Data science: a healthy and rapidly maturing market

by Julien Deblander - Data Scientist | minutes read

There can be no science without instruments. And data science certainly serves as no exception to that rule. Luckily, going by the latest Gartner Magic Quadrant for Data Science and Machine Learning (DSML) platforms, the market for data science tools is “beyond healthy and thrillingly innovative”.

This exceptionally good health clearly shows in the numbers Gartner has gathered, as they are running in the double digits. With the overall revenue from DSML platforms growing by 19% in 2018, this actually represents the second-fastest-growing segment of today’s total analytics and BI software market. Its market share effectively kept on growing from 14.1% in 2017 to 15.1% in 2018, with several of the smaller and younger vendors sustaining hypergrowth.

As Gartner points out, however, this particular market space represents quite a broad mix of vendors that are offering a granular range of capabilities, with solutions appropriate for most levels of maturity. Since most of these vendors continue to push out new innovations and work very hard at differentiating their solutions, this makes for an extremely fragmented and complex market landscape.

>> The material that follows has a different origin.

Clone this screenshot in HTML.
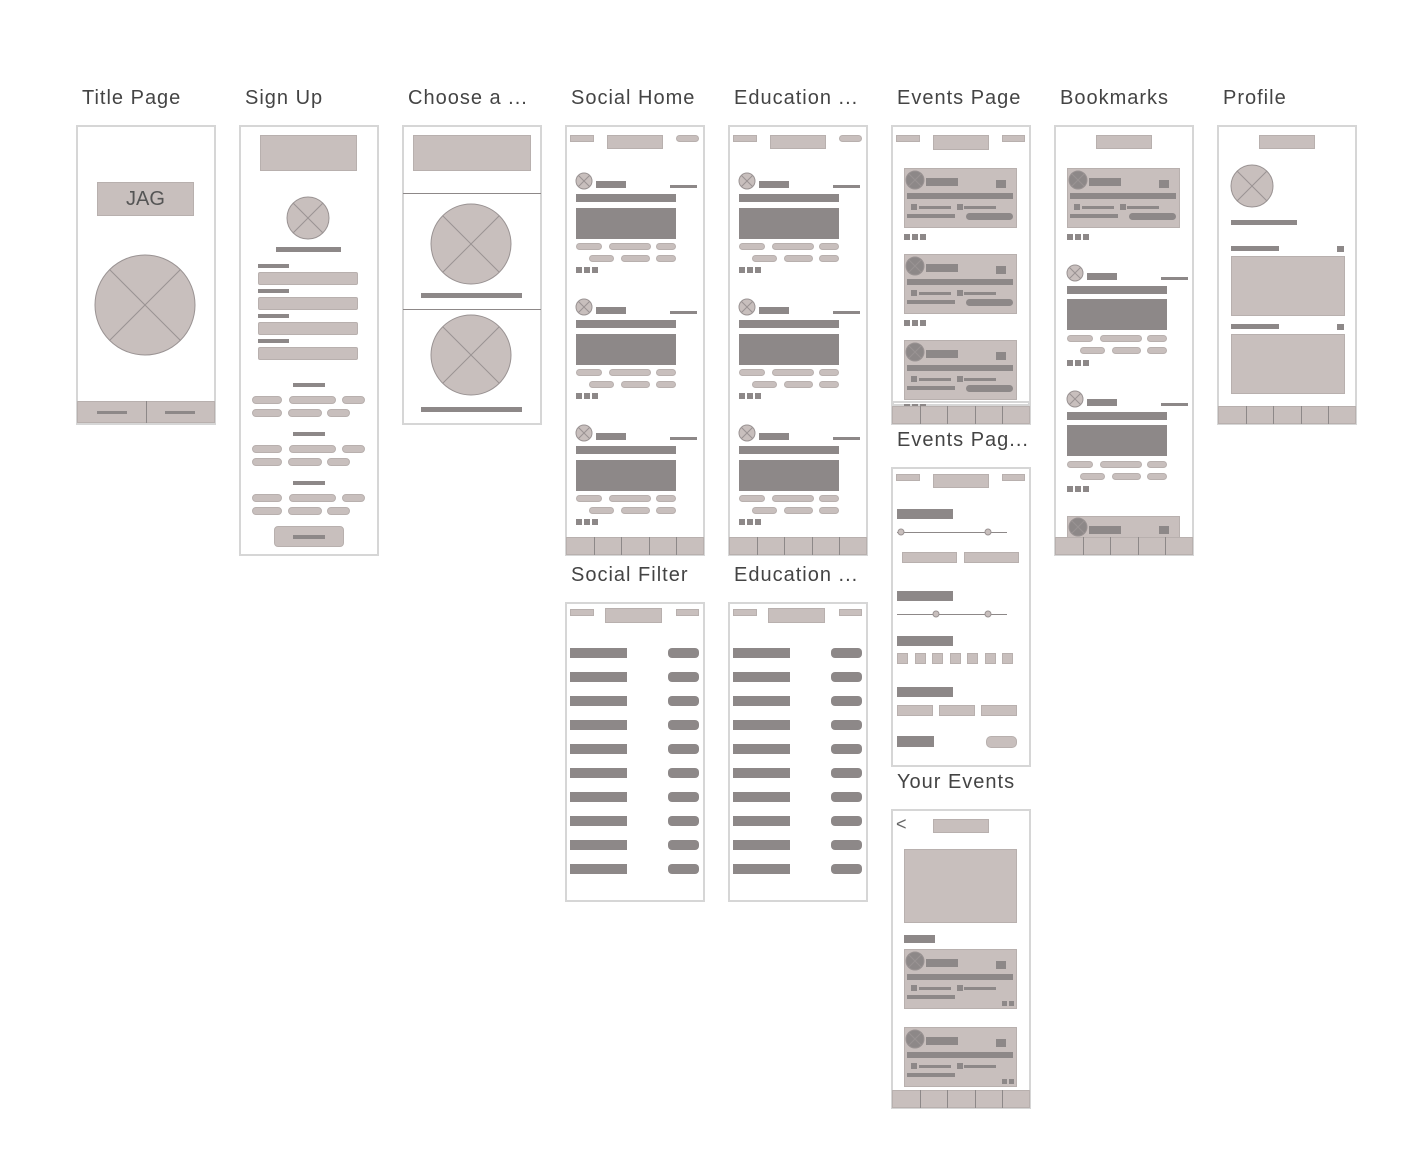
<!DOCTYPE html>
<html><head><meta charset="utf-8"><style>
body{margin:0;width:1405px;height:1150px;background:#fff;position:relative;overflow:hidden;font-family:"Liberation Sans",sans-serif}
div{position:absolute;box-sizing:border-box}
.f{border:2px solid #d6d6d6;background:#fff}
.l{background:#c8bfbd;border:1px solid #b8b0ae}
.d{background:#8d8888}
.t{font-size:20px;color:#444;letter-spacing:1px;font-weight:300;white-space:nowrap}
</style></head><body>
<svg width="1405" height="1150" style="position:absolute;left:0;top:0;z-index:5;pointer-events:none" id="sv"></svg>
<script>
var B=document.body,S=document.getElementById('sv');
function R(x,y,w,h,c,rad){var e=document.createElement('div');e.className=c;e.style.cssText='left:'+x+'px;top:'+y+'px;width:'+w+'px;height:'+h+'px;'+(rad?'border-radius:'+rad+'px;':'');B.appendChild(e);return e}
function T(x,y,s){var e=document.createElement('div');e.className='t';e.style.left=x+'px';e.style.top=(y+3)+'px';e.textContent=s;B.appendChild(e)}
function C(cx,cy,r,fill){var n='http://www.w3.org/2000/svg';var c=document.createElementNS(n,'circle');c.setAttribute('cx',cx);c.setAttribute('cy',cy);c.setAttribute('r',r);c.setAttribute('fill',fill||'#c8bfbd');c.setAttribute('stroke','#9a9393');c.setAttribute('stroke-width',1);S.appendChild(c);var k=r*0.707;[[cx-k,cy-k,cx+k,cy+k],[cx+k,cy-k,cx-k,cy+k]].forEach(function(a){var l=document.createElementNS(n,'line');l.setAttribute('x1',a[0]);l.setAttribute('y1',a[1]);l.setAttribute('x2',a[2]);l.setAttribute('y2',a[3]);l.setAttribute('stroke','#9a9393');l.setAttribute('stroke-width',1);S.appendChild(l)})}
function Dot(cx,cy){var n='http://www.w3.org/2000/svg';var c=document.createElementNS(n,'circle');c.setAttribute('cx',cx);c.setAttribute('cy',cy);c.setAttribute('r',3);c.setAttribute('fill','#c8bfbd');c.setAttribute('stroke','#9a9393');S.appendChild(c)}
function Footer(x,y,w,h,n){R(x,y,w,h,'l');for(var i=1;i<n;i++)R(x+Math.round(w*i/n),y,1,h,'d')}
T(82,84,'Title Page');T(245,84,'Sign Up');T(408,84,'Choose a ...');T(571,84,'Social Home');T(734,84,'Education ...');T(897,84,'Events Page');T(1060,84,'Bookmarks');T(1223,84,'Profile');
T(571,561,'Social Filter');T(734,561,'Education ...');T(897,426,'Events Pag...');T(897,768,'Your Events');
R(76,125,140,300,'f');R(97,182,97,34,'l');var j=document.createElement('div');j.style.cssText='left:97px;top:182px;width:97px;height:34px;line-height:34px;text-align:center;font-size:20px;color:#555';j.textContent='JAG';B.appendChild(j);
C(145,305,50);Footer(77,401,138,22,2);R(97,411,30,3,'d');R(165,411,30,3,'d');
R(239,125,140,431,'f');R(260,135,97,36,'l');C(308,218,21);R(276,247,65,5,'d');
[264,289,314,339].forEach(function(y){R(258,y,31,4,'d');R(258,y+8,100,13,'l',2)});
[383,432,481].forEach(function(y){R(293,y,32,4,'d');R(252,y+13,30,8,'l',4);R(289,y+13,47,8,'l',4);R(342,y+13,23,8,'l',4);R(252,y+26,30,8,'l',4);R(288,y+26,34,8,'l',4);R(327,y+26,23,8,'l',4)});
R(274,526,70,21,'l',4);R(293,535,32,4,'d');
R(402,125,140,300,'f');R(413,135,118,36,'l');R(403,193,138,1,'d');R(403,309,138,1,'d');
C(471,244,40);R(421,293,101,5,'d');C(471,355,40);R(421,407,101,5,'d');
function Home(x){R(x,125,140,431,'f');R(x+5,135,24,7,'l');R(x+42,135,56,14,'l');R(x+111,135,23,7,'l',4);
[172,298,424].forEach(function(y){C(x+19,y+9,8);R(x+31,y+9,30,7,'d');R(x+105,y+13,27,3,'d');R(x+11,y+22,100,8,'d');R(x+11,y+36,100,31,'d');
R(x+11,y+71,26,7,'l',4);R(x+44,y+71,42,7,'l',4);R(x+91,y+71,20,7,'l',4);R(x+24,y+83,25,7,'l',4);R(x+56,y+83,29,7,'l',4);R(x+91,y+83,20,7,'l',4);
for(var i=0;i<3;i++)R(x+11+i*8,y+95,6,6,'d')});Footer(x+1,537,138,18,5)}
Home(565);Home(728);
function Filt(x){R(x,602,140,300,'f');R(x+5,609,24,7,'l');R(x+40,608,57,15,'l');R(x+111,609,23,7,'l');
for(var i=0;i<10;i++){R(x+5,648+i*24,57,10,'d');R(x+103,648+i*24,31,10,'d',4)}}
Filt(565);Filt(728);
function Card(x,y,last){R(x,y,113,60,'l');C(x+11,y+12,9,'#8d8888');R(x+22,y+10,32,8,'d');R(x+92,y+12,10,8,'d');R(x+3,y+25,106,6,'d');
R(x+7,y+36,6,6,'d');R(x+15,y+38,32,3,'d');R(x+53,y+36,6,6,'d');R(x+60,y+38,32,3,'d');R(x+3,y+46,48,4,'d');
if(last){R(x+98,y+52,5,5,'d');R(x+105,y+52,5,5,'d')}else R(x+62,y+45,47,7,'d',4)}
R(891,125,140,300,'f');R(896,135,24,7,'l');R(933,135,56,15,'l');R(1002,135,23,7,'l');
[168,254,340].forEach(function(y,k){Card(904,y);if(k<2)for(var i=0;i<3;i++)R(904+i*8,234+(y-168),6,6,'d')});
R(892,401,138,5,'f');for(var i=0;i<3;i++)R(904+i*8,404,6,3,'d');Footer(892,406,138,18,5);
R(891,467,140,300,'f');R(896,474,24,7,'l');R(933,474,56,14,'l');R(1002,474,23,7,'l');
R(897,509,56,10,'d');R(897,532,110,1,'d');Dot(901,532);Dot(988,532);R(902,552,55,11,'l');R(964,552,55,11,'l');
R(897,591,56,10,'d');R(897,614,110,1,'d');Dot(936,614);Dot(988,614);R(897,636,56,10,'d');
for(var i=0;i<7;i++)R(897+i*17.5,653,11,11,'l');R(897,687,56,10,'d');R(897,705,36,11,'l');R(939,705,36,11,'l');R(981,705,36,11,'l');
R(897,736,37,11,'d');R(986,736,31,12,'l',5);
R(891,809,140,300,'f');var lt=document.createElement('div');lt.style.cssText='left:896px;top:814px;font-size:18px;color:#666';lt.textContent='<';B.appendChild(lt);
R(933,819,56,14,'l');R(904,849,113,74,'l');R(904,935,31,8,'d');Card(904,949,1);Card(904,1027,1);Footer(892,1090,138,18,5);
R(1054,125,140,431,'f');R(1096,135,56,14,'l');Card(1067,168);for(var i=0;i<3;i++)R(1067+i*8,234,6,6,'d');
[264,390].forEach(function(y){var x=1056;C(x+19,y+9,8);R(x+31,y+9,30,7,'d');R(x+105,y+13,27,3,'d');R(x+11,y+22,100,8,'d');R(x+11,y+35,100,31,'d');
R(x+11,y+71,26,7,'l',4);R(x+44,y+71,42,7,'l',4);R(x+91,y+71,20,7,'l',4);R(x+24,y+83,25,7,'l',4);R(x+56,y+83,29,7,'l',4);R(x+91,y+83,20,7,'l',4);
for(var i=0;i<3;i++)R(x+11+i*8,y+96,6,6,'d')});
R(1067,516,113,22,'l');C(1078,527,9,'#8d8888');R(1089,526,32,8,'d');R(1159,526,10,8,'d');Footer(1055,537,138,18,5);
R(1217,125,140,300,'f');R(1259,135,56,14,'l');C(1252,186,21);R(1231,220,66,5,'d');
R(1231,246,48,5,'d');R(1337,246,7,6,'d');R(1231,256,114,60,'l');R(1231,324,48,5,'d');R(1337,324,7,6,'d');R(1231,334,114,60,'l');Footer(1218,406,138,18,5);
</script>
</body></html>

User mix: data science professionals

In a previous post, I explained how expert data scientists differ from citizen data scientists. I also claimed that DSML platforms are aimed at both user groups, supporting variously skilled data scientists in multiple tasks across the data and analytics pipeline. This claim is supported by Gartner, whose analysts note that “many vendors are now aiming for a sweet spot with their platforms to simultaneously appeal to and delight both expert data scientists and citizen data scientists.” More specifically, it seems that “vendors that previously only catered to expert data scientists are now adding augmented capabilities and improved interfaces to appeal to citizen data scientists.”

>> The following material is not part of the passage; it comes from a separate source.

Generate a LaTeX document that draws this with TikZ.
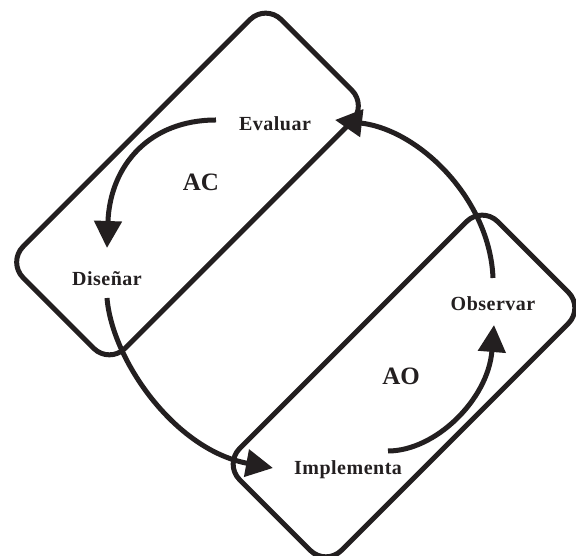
\documentclass[tikz,border=0pt]{standalone}
\usepackage{fontspec}
\setmainfont{Liberation Serif}
\newfontfamily\labelfont[LetterSpace=2.5]{Liberation Serif}
\usetikzlibrary{arrows.meta}
\definecolor{ink}{HTML}{231F20}
\begin{document}
\begin{tikzpicture}[x=1pt,y=1pt,
  cyclebox/.style={draw=ink, line width=5pt, rounded corners=22pt,
    rotate=45, minimum width=365pt, minimum height=144pt, inner sep=0pt},
  stage/.style={text=ink, font=\labelfont\bfseries\fontsize{20}{22}\selectfont, inner sep=0pt},
  loopname/.style={text=ink, font=\bfseries\fontsize{25}{28}\selectfont, inner sep=0pt},
  flow/.style={draw=ink, line width=5pt,
    -{Triangle[length=27pt,width=27pt]}}
]
\useasboundingbox (0,0) rectangle (576,556);

% the two tilted loops
\node[cyclebox] (acbox) at (187.5,372) {};
\node[cyclebox] (aobox) at (404,170) {};

% stage labels
\node[stage] (ev) at (275,432) {Evaluar};
\node[stage] (di) at (107,277) {Diseñar};
\node[stage] (ob) at (493,252) {Observar};
\node[stage] (im) at (348,86) {Implementa};

% loop names
\node[loopname] (ac) at (201,374) {AC};
\node[loopname] (ao) at (401,180) {AO};

% arrows between stages
\draw[flow] ([shift={(-59,4)}]ev.center)
  .. controls (150,436) and (110,391) .. ([shift={(0,31)}]di.center);
\draw[flow] ([shift={(0,-19)}]di.center)
  .. controls (112,196) and (175,106) .. ([shift={(-75,2)}]im.center);
\draw[flow] ([shift={(40,19)}]im.center)
  .. controls (435,105) and (488,156) .. ([shift={(1,-21)}]ob.center);
\draw[flow] ([shift={(0,26)}]ob.center)
  .. controls (490,356) and (420,426) .. ([shift={(60,4)}]ev.center);
\end{tikzpicture}
\end{document}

Definitions and parameters of data science and data scientists continue to evolve, in fact. To the extent that Gartner sees data science professionals in general as the primary users of DSML platforms. Not surprisingly, therefore, Gartner also includes data engineers and machine learning (ML) specialists in its DSML user mix. “As participation from a supporting cast in the data science life cycle becomes more common”, the research company explains, “vendors are adding more capabilities designed for data engineers, developers and ML engineers.” It’s basically the old story of the vendors wanting to expand the footprint and availability of their solutions to maximize customer return on their platform investments.

Coherent integration is key

According to Gartner’s definition, a DSML platform consists of a core product supported by a portfolio of coherently integrated products, components, libraries and frameworks. These can be proprietary, open source or developed by a partner. Coherent integration in Gartner’s book means that “the core product and its supporting portfolio provide a consistent “look and feel” and create a user experience where all components are reasonably interoperable in support of an analytics pipeline.” Typical tasks across that analytics pipeline include, among others, data ingestion, data preparation, data exploration, model creation and training, model testing, and collaboration.

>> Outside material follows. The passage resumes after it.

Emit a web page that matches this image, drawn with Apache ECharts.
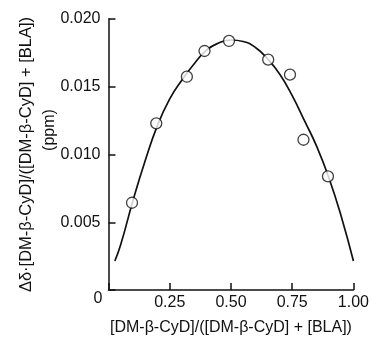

In its research, Gartner found that many organisations start their DSML initiatives using free or low-cost open-source and public cloud offerings. Having built up their knowledge that way and explored those offerings’ possibilities, they are then likely to adopt commercial software to tackle broader use cases and to operationalize their deployment and management of DSML models. “While enterprise data science success with a purely open-source stack is possible,” Gartner concludes, “the vast majority of mature and impactful data science teams have invested in a commercial platform.”